PROBLEM DESCRIPTION:
Print, exactly and with both ends included, the lines below that run from the one containing "Rebuild this diagram" to the one containing "(five) at (497,222)". Pictures are omitted.

RECORDS TO USE:
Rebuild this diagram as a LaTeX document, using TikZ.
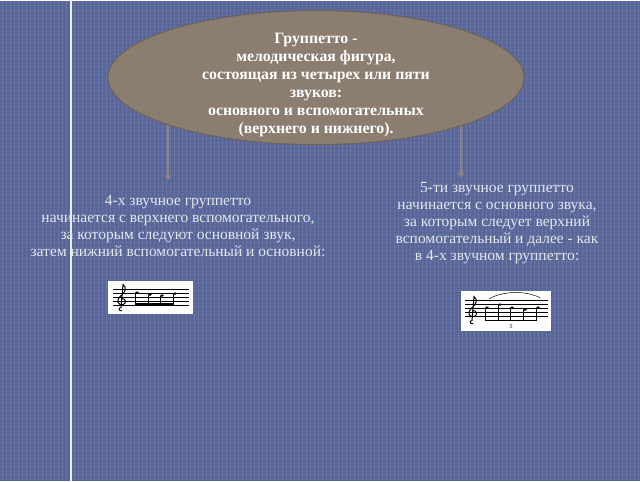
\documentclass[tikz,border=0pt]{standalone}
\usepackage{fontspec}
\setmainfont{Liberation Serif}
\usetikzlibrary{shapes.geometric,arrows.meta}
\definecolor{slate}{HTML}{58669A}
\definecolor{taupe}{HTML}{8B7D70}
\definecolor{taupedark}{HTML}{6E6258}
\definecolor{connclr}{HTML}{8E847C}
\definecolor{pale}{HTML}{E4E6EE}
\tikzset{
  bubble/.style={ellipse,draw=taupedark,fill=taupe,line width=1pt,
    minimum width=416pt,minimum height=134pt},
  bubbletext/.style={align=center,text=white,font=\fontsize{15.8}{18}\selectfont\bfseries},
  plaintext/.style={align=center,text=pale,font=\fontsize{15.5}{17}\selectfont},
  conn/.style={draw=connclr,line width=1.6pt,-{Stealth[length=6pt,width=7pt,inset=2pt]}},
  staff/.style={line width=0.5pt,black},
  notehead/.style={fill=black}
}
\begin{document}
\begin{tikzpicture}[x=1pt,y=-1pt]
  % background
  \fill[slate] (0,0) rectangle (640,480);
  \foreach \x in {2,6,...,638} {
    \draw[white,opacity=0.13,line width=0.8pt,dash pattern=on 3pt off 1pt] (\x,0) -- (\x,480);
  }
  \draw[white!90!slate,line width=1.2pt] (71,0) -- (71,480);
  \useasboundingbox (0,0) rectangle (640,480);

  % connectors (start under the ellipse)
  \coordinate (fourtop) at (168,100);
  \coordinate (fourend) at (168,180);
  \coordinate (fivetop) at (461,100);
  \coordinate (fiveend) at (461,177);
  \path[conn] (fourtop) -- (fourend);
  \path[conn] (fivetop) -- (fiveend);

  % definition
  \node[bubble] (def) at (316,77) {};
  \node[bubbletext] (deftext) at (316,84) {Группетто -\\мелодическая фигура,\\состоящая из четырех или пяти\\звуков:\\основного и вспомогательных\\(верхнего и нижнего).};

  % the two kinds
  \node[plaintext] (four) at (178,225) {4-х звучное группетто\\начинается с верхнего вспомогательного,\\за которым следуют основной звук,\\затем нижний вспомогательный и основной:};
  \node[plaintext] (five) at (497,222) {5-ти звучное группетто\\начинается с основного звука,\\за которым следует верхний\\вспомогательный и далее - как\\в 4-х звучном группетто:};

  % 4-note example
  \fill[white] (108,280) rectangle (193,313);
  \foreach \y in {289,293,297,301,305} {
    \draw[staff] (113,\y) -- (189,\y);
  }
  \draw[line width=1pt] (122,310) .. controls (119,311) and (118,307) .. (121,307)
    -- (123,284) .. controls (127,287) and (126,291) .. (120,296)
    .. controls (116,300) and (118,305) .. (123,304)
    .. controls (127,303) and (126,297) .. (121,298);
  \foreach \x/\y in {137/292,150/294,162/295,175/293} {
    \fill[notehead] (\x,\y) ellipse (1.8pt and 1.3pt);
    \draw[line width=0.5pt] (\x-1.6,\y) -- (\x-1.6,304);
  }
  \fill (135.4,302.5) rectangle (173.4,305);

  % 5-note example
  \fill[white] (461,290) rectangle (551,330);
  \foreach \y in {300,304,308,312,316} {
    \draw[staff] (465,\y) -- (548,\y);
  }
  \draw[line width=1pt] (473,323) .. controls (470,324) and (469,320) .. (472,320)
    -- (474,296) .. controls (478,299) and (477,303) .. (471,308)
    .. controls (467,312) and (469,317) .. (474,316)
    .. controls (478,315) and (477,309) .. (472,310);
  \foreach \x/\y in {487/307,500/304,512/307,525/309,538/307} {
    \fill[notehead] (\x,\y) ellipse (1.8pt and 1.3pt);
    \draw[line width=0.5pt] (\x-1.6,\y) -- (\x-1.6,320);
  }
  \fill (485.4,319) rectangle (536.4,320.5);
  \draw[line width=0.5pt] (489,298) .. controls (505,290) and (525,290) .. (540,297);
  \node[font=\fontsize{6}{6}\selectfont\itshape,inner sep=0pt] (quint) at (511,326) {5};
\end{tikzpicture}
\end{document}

--

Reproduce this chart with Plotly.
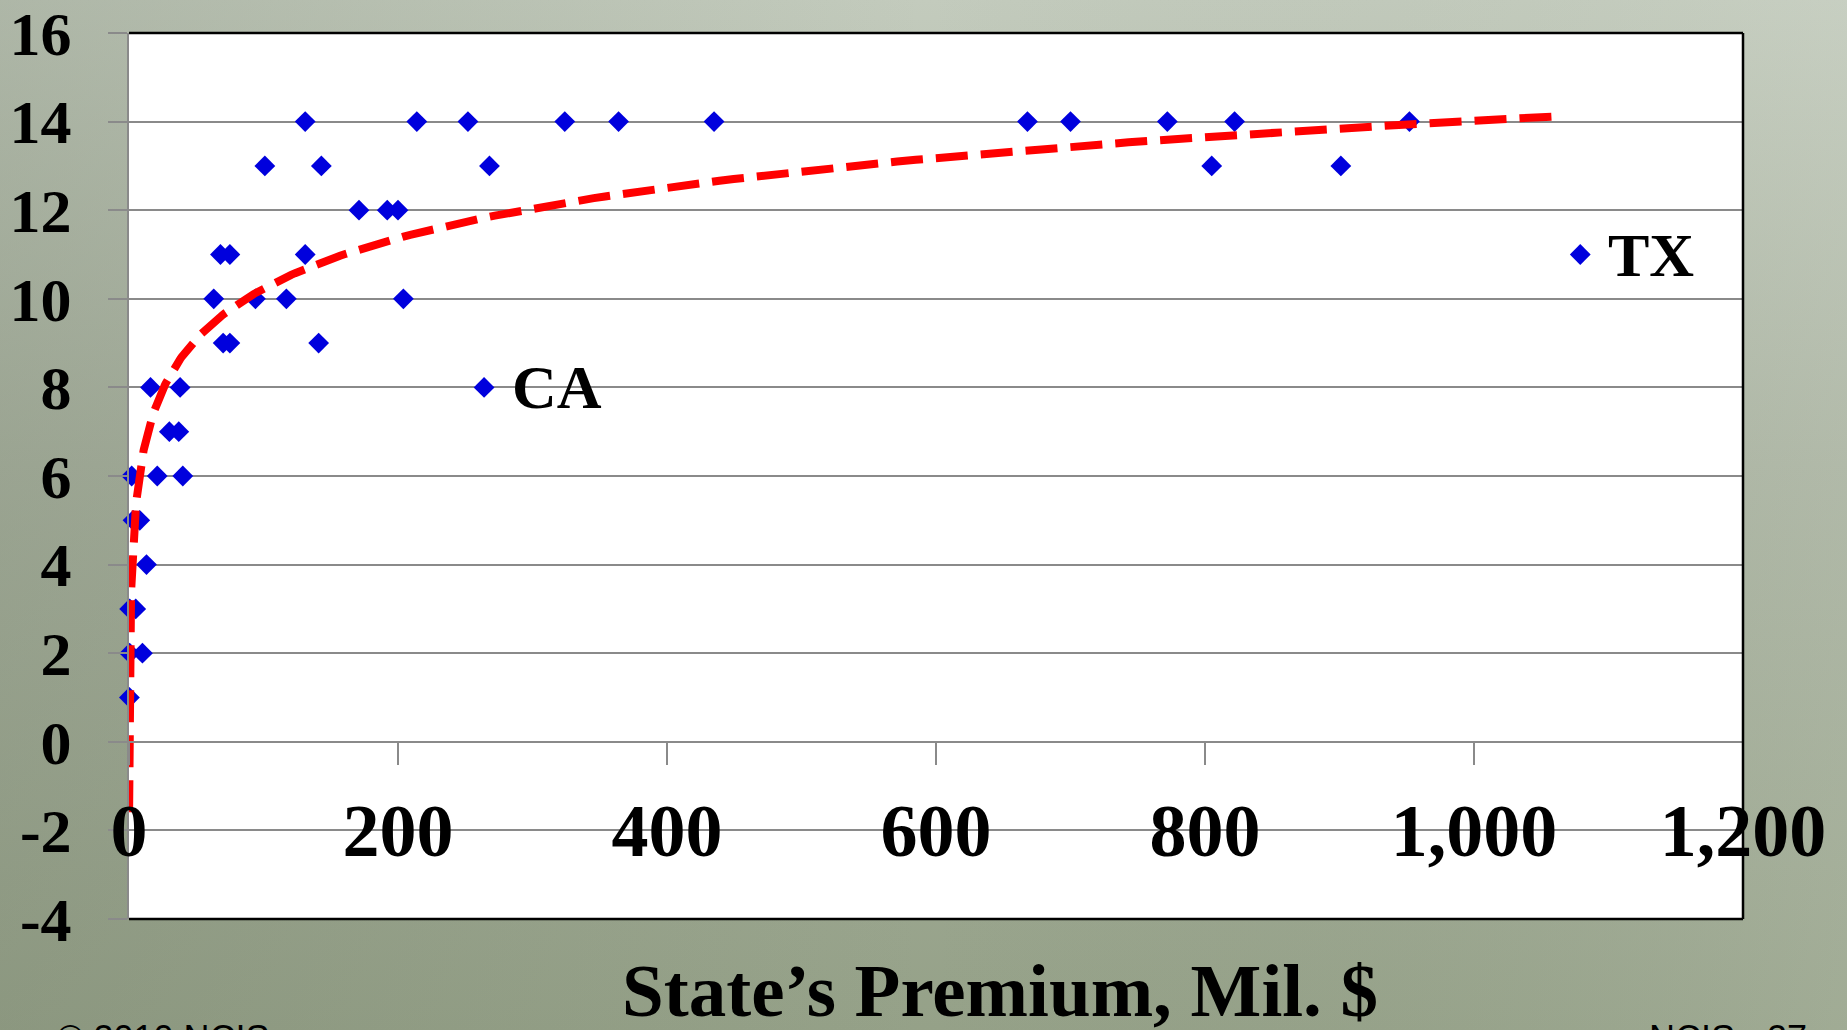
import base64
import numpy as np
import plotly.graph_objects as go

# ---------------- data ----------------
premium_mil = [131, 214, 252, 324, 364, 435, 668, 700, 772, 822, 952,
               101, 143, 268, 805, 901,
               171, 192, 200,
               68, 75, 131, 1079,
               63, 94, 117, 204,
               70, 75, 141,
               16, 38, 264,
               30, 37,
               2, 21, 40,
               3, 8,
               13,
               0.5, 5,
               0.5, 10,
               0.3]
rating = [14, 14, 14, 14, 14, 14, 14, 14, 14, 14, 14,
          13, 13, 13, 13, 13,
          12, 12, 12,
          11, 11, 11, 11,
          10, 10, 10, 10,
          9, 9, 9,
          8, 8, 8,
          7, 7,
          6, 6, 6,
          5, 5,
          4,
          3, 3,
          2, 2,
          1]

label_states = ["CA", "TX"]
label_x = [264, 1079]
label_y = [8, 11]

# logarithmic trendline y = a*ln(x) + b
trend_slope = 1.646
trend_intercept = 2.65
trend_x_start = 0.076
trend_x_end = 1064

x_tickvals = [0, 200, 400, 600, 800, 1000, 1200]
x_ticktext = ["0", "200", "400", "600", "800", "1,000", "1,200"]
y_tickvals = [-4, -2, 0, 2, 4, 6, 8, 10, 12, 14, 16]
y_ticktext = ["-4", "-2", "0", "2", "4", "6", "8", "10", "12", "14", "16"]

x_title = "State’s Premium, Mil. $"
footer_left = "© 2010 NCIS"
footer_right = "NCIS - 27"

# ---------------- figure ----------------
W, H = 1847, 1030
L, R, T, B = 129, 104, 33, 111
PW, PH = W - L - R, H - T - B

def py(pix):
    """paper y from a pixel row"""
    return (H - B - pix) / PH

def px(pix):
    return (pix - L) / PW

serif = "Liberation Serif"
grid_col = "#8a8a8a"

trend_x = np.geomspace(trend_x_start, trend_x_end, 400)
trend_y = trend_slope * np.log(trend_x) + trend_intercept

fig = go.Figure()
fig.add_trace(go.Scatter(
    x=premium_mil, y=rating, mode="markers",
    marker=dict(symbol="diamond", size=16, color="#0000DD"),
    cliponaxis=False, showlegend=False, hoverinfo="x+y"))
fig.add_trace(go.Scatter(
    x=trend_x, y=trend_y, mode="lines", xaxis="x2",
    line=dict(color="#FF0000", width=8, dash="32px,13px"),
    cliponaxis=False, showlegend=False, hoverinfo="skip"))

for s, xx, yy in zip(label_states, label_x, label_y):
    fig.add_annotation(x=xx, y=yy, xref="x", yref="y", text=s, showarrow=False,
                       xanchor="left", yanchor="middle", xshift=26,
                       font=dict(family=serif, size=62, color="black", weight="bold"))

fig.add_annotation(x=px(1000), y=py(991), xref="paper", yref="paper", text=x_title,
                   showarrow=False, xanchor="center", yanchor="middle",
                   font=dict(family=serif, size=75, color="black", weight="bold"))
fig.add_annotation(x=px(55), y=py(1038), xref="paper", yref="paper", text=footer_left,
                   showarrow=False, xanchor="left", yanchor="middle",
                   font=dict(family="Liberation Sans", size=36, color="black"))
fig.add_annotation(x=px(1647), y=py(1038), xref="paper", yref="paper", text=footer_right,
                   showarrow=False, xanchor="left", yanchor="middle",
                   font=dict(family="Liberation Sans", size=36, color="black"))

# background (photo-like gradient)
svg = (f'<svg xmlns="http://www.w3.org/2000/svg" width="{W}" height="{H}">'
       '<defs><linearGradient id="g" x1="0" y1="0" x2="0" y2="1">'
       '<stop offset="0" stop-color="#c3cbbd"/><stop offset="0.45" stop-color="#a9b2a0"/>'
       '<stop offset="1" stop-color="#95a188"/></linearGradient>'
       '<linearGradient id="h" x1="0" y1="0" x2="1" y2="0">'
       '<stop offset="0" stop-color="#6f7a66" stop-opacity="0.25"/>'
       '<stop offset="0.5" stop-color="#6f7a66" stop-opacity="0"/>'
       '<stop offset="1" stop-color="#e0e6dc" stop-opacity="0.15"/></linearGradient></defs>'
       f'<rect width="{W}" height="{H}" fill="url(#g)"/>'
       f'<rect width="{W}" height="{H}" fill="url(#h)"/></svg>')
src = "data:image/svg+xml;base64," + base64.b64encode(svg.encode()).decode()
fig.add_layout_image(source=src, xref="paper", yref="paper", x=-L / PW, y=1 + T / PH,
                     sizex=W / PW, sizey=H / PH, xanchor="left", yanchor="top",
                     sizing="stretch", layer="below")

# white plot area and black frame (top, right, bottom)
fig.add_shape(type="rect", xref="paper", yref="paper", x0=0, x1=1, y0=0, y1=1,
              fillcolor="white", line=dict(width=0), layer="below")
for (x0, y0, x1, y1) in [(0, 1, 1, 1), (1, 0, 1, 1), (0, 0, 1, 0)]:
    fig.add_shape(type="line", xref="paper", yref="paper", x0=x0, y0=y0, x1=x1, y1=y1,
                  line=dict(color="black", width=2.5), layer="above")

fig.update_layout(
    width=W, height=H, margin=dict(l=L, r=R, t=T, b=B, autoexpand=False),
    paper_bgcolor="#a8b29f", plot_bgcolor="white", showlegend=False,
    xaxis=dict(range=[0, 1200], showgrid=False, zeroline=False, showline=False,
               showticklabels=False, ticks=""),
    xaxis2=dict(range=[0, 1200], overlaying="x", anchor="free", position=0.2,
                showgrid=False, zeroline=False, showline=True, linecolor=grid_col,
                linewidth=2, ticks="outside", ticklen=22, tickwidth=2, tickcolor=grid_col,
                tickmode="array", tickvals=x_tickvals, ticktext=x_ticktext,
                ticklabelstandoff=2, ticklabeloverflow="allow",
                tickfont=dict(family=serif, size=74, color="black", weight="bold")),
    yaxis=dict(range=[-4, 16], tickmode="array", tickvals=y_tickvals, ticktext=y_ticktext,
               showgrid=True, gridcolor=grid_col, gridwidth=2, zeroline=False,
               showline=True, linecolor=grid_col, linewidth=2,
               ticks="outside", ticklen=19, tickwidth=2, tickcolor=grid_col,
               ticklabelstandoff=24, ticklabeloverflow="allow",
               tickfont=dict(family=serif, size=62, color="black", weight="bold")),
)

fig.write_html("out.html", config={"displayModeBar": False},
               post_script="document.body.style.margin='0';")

FINISHED EXERCISE:
Rebuild this diagram as a LaTeX document, using TikZ.
\documentclass[tikz,border=0pt]{standalone}
\usepackage{fontspec}
\setmainfont{Liberation Serif}
\usetikzlibrary{shapes.geometric,arrows.meta}
\definecolor{slate}{HTML}{58669A}
\definecolor{taupe}{HTML}{8B7D70}
\definecolor{taupedark}{HTML}{6E6258}
\definecolor{connclr}{HTML}{8E847C}
\definecolor{pale}{HTML}{E4E6EE}
\tikzset{
  bubble/.style={ellipse,draw=taupedark,fill=taupe,line width=1pt,
    minimum width=416pt,minimum height=134pt},
  bubbletext/.style={align=center,text=white,font=\fontsize{15.8}{18}\selectfont\bfseries},
  plaintext/.style={align=center,text=pale,font=\fontsize{15.5}{17}\selectfont},
  conn/.style={draw=connclr,line width=1.6pt,-{Stealth[length=6pt,width=7pt,inset=2pt]}},
  staff/.style={line width=0.5pt,black},
  notehead/.style={fill=black}
}
\begin{document}
\begin{tikzpicture}[x=1pt,y=-1pt]
  % background
  \fill[slate] (0,0) rectangle (640,480);
  \foreach \x in {2,6,...,638} {
    \draw[white,opacity=0.13,line width=0.8pt,dash pattern=on 3pt off 1pt] (\x,0) -- (\x,480);
  }
  \draw[white!90!slate,line width=1.2pt] (71,0) -- (71,480);
  \useasboundingbox (0,0) rectangle (640,480);

  % connectors (start under the ellipse)
  \coordinate (fourtop) at (168,100);
  \coordinate (fourend) at (168,180);
  \coordinate (fivetop) at (461,100);
  \coordinate (fiveend) at (461,177);
  \path[conn] (fourtop) -- (fourend);
  \path[conn] (fivetop) -- (fiveend);

  % definition
  \node[bubble] (def) at (316,77) {};
  \node[bubbletext] (deftext) at (316,84) {Группетто -\\мелодическая фигура,\\состоящая из четырех или пяти\\звуков:\\основного и вспомогательных\\(верхнего и нижнего).};

  % the two kinds
  \node[plaintext] (four) at (178,225) {4-х звучное группетто\\начинается с верхнего вспомогательного,\\за которым следуют основной звук,\\затем нижний вспомогательный и основной:};
  \node[plaintext] (five) at (497,222) {5-ти звучное группетто\\начинается с основного звука,\\за которым следует верхний\\вспомогательный и далее - как\\в 4-х звучном группетто:};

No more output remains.